About a decade and a half ago, I was reading one of those "Top 50 All-Time Punk Records" pieces in some cheesy whiz mainstream rock rag when I came across something that has stuck with me ever since. In the inevitable capsule bit on Blank Generation, the reviewer noted that — and I'm paraphrasing — while being raw and borderline-shitty is a cool punk move that has yielded many sublime moments, it's also an inevitable dead end: you'll always either get better and/or boring. As such, being raw and deft is what really makes the magic happen.

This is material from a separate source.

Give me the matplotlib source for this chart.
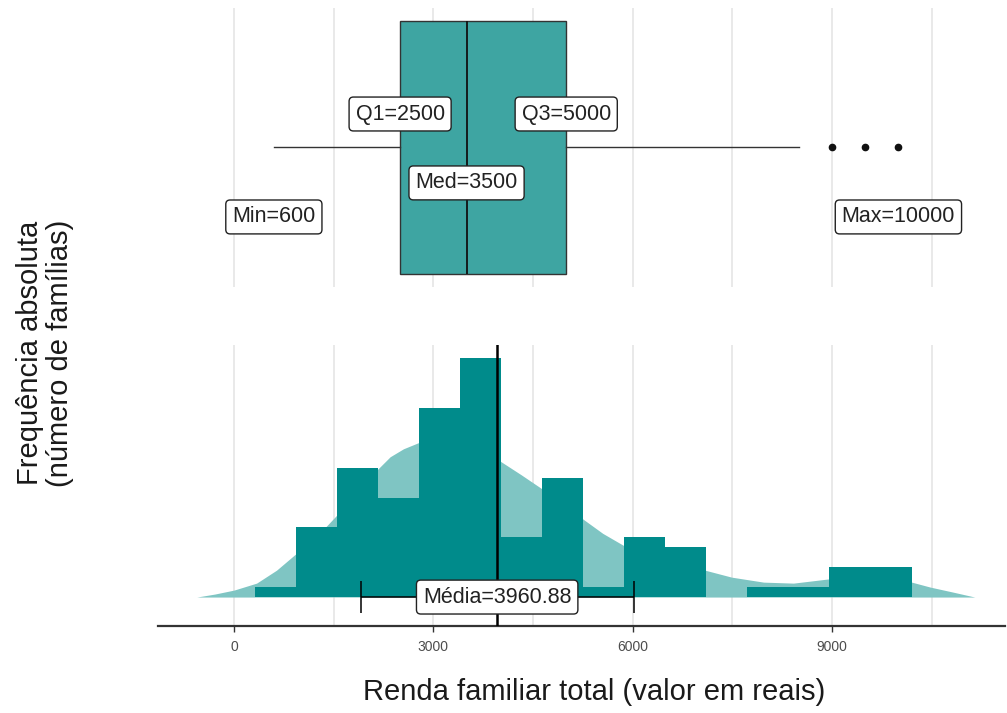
import matplotlib
matplotlib.use("Agg")
import matplotlib.pyplot as plt
import numpy as np

plt.rcParams['font.family'] = ['Liberation Sans', 'DejaVu Sans']

# resumo da renda familiar (boxplot)
renda_min = 600
renda_q1 = 2500
renda_med = 3500
renda_q3 = 5000
bigode_sup = 8500
renda_max = 10000
outliers = [9000, 9500, 10000]

# media e desvio padrao
renda_media = 3960.88
renda_dp = 2054

# histograma: limites das classes e frequencias
limites = [310, 930, 1550, 2165, 2785, 3400, 4020, 4640, 5255, 5875,
           6490, 7110, 7725, 8345, 8960, 9580, 10200]
frequencias = [1, 7, 13, 10, 19, 24, 6, 12, 1, 6, 5, 0, 1, 1, 3, 3]

# curva de densidade (escala de contagem)
dens_x = [-560, -290, 0, 340, 640, 940, 1260, 1570, 1870, 2170, 2350, 2550,
          2770, 3020, 3250, 3480, 3730, 4020, 4320, 4630, 4940, 5260, 5550,
          5860, 6190, 6490, 6860, 7090, 7490, 7970, 8420, 8920, 9270, 9650,
          9950, 10200, 10480, 10820, 11150]
dens_y = [0.0, 0.3, 0.7, 1.4, 2.7, 4.4, 6.2, 8.4, 10.7, 12.9, 14.1, 14.9,
          15.5, 15.9, 16.0, 15.9, 15.0, 13.6, 12.3, 10.9, 9.4, 7.8, 6.4,
          5.2, 4.2, 3.5, 3.0, 2.7, 2.0, 1.5, 1.4, 1.8, 2.0, 2.0,
          1.9, 1.5, 1.0, 0.5, 0.0]

ticks_x = [0, 3000, 6000, 9000]
grade_x = [0, 1500, 3000, 4500, 6000, 7500, 9000, 10500]

cor_barra = '#008b8b'
cor_dens = '#7fc5c3'
cor_caixa = '#3ea5a2'
cor_grade = '#e3e3e3'

fig = plt.figure(figsize=(10.07, 7.13), dpi=100)
ax_box = fig.add_axes([0.1569, 0.5975, 0.8411, 0.3913])
ax_hist = fig.add_axes([0.1569, 0.1220, 0.8411, 0.3941])

xlim = (-1144, 11604)
caixa_lbl = dict(boxstyle='round,pad=0.3,rounding_size=0.2', fc='white',
                 ec='#222222', lw=1.0)
fs_lbl = 15.5

# ---- painel superior: boxplot ----
ax_box.set_xlim(*xlim)
ax_box.set_ylim(-0.5, 0.5)
for g in grade_x:
    ax_box.axvline(g, color=cor_grade, lw=1.1, zorder=0)

stats = [dict(med=renda_med, q1=renda_q1, q3=renda_q3,
              whislo=renda_min, whishi=bigode_sup, fliers=outliers)]
ax_box.bxp(stats, positions=[0], widths=0.91, vert=False, patch_artist=True,
           showcaps=False,
           boxprops=dict(facecolor=cor_caixa, edgecolor='#333333', lw=1.0),
           medianprops=dict(color='#111111', lw=1.3),
           whiskerprops=dict(color='#333333', lw=1.0),
           flierprops=dict(marker='o', markerfacecolor='#111111',
                           markeredgecolor='#111111', markersize=4.5))

rotulos = [(renda_q1, 0.12, f'Q1={renda_q1}'),
           (renda_q3, 0.12, f'Q3={renda_q3}'),
           (renda_med, -0.127, f'Med={renda_med}'),
           (renda_min, -0.249, f'Min={renda_min}'),
           (renda_max, -0.249, f'Max={renda_max}')]
for x, y, txt in rotulos:
    ax_box.text(x, y, txt, ha='center', va='center', fontsize=fs_lbl,
                color='#222222', bbox=caixa_lbl, zorder=5)

ax_box.set_xticks([])
ax_box.set_yticks([])
for s in ax_box.spines.values():
    s.set_visible(False)

# ---- painel inferior: histograma + densidade ----
ax_hist.set_xlim(*xlim)
ax_hist.set_ylim(-2.91, 25.33)
for g in grade_x:
    ax_hist.axvline(g, color=cor_grade, lw=1.1, zorder=0)

ax_hist.fill_between(dens_x, 0, dens_y, color=cor_dens, lw=0, zorder=1)
ax_hist.stairs(frequencias, limites, fill=True, color=cor_barra, lw=0, zorder=2)

ax_hist.axvline(renda_media, color='black', lw=1.8, zorder=3)
ax_hist.errorbar(renda_media, 0, xerr=renda_dp, fmt='none', ecolor='black',
                 elinewidth=1.1, capsize=11.5, capthick=1.1, zorder=4)
ax_hist.text(renda_media, 0, f'Média={renda_media:.2f}', ha='center',
             va='center', fontsize=fs_lbl, color='#222222', bbox=caixa_lbl,
             zorder=5)

ax_hist.set_yticks([])
for s in ['left', 'right', 'top']:
    ax_hist.spines[s].set_visible(False)
ax_hist.spines['bottom'].set_color('#333333')
ax_hist.spines['bottom'].set_linewidth(1.6)
ax_hist.set_xticks(ticks_x)
ax_hist.set_xticklabels([str(t) for t in ticks_x], fontsize=10, color='#4d4d4d')
ax_hist.tick_params(axis='x', length=4, width=1, color='#333333', pad=6)

fig.text(594 / 1007, 1 - 692 / 713, 'Renda familiar total (valor em reais)',
         ha='center', va='center', fontsize=21, color='#1a1a1a')
fig.text(45 / 1007, 1 - 353 / 713, 'Frequência absoluta\n(número de famílias)',
         ha='center', va='center', rotation=90, fontsize=21,
         color='#1a1a1a', multialignment='center', linespacing=1.05)

fig.savefig('out.png', dpi=100)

Point well taken, though I would argue that the equation should go more like "raw+deft+taste=(x)", with the 'x' variable as a stand-in for anything that truly rules. You don't have to go to a conservatory to be deft, of course, nor even understand music in the conventional sense, but you're going to make your most shit-hot sounds if you're a master of your chosen vernacular; that said, technique isn't worth a dime if you don't have the horse sense to not use it to make something gaudy and stupid. Coltrane never had this kind of problem, but plenty of 1982 hardcore bands did if and when they made it past their second record (or sometimes their first).

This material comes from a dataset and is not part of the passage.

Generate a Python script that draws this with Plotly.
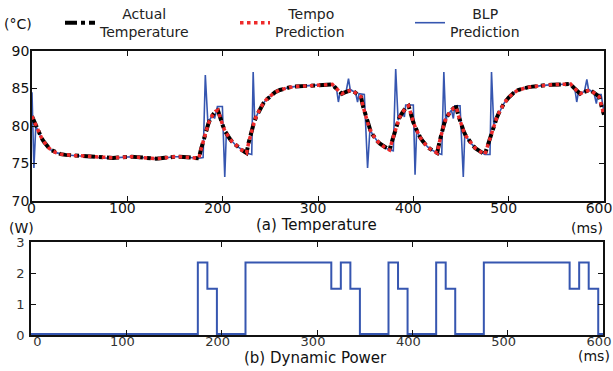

I bring all this up because of how well The Conjuring fares against the raw+deft+taste standard, though it may not be immediately apparent to a layperson or square. Premature Burial are a horn and electronics trio (Matt Nelson — whose burner work solo and with Battle Trance I've reviewed here before — on saxophone and electronics, along with Peter Evans on piccolo trumpet and Dan Peck on tuba and effects) who produce gut wrenching, dome bending squall apropos of the Poe story from whence they gripped their moniker. It's the kind of stuff that would make your poor, suffering mother worry about your mental state if she were to catch you listening to it. Nothing at all wrong with that, of course, but it isn't an an inherently hard thing to do.

What makes The Conjuring a cut above, then, is that its combo of harsh noise gunk, metallic heft and aut-jazz skronk is carefully considered, at times even lyrical. It's heavy and propulsive without a single drum in sight, brutal and imposing without having to spell it out for you (though giving your tracks titles like 'Cataleptic Fantasy' and 'Bodiless Screams' is, admittedly, less than subtle). It's also dynamic and varied in a way that much of this stuff is not, which doesn't surprise me having surveyed some of Nelson's priors, but it satisfies nonetheless. They even, as this promo video attests, have a sense of humour about the whole thing. That kind of combo doesn't come around with the Friday Coupon Clipper these days (or they do, and I'm just living in a gentrified hellhole whose glory days are well passed. I can't say I'm sure anymore).

I'm going to lay it on the line here and say that every town could use a band like Premature Burial: completely fucked but unpretentious, skilled but never showy, and unafraid of the outer limits. Is it too much to ask? Probably. I'd dance to it, though.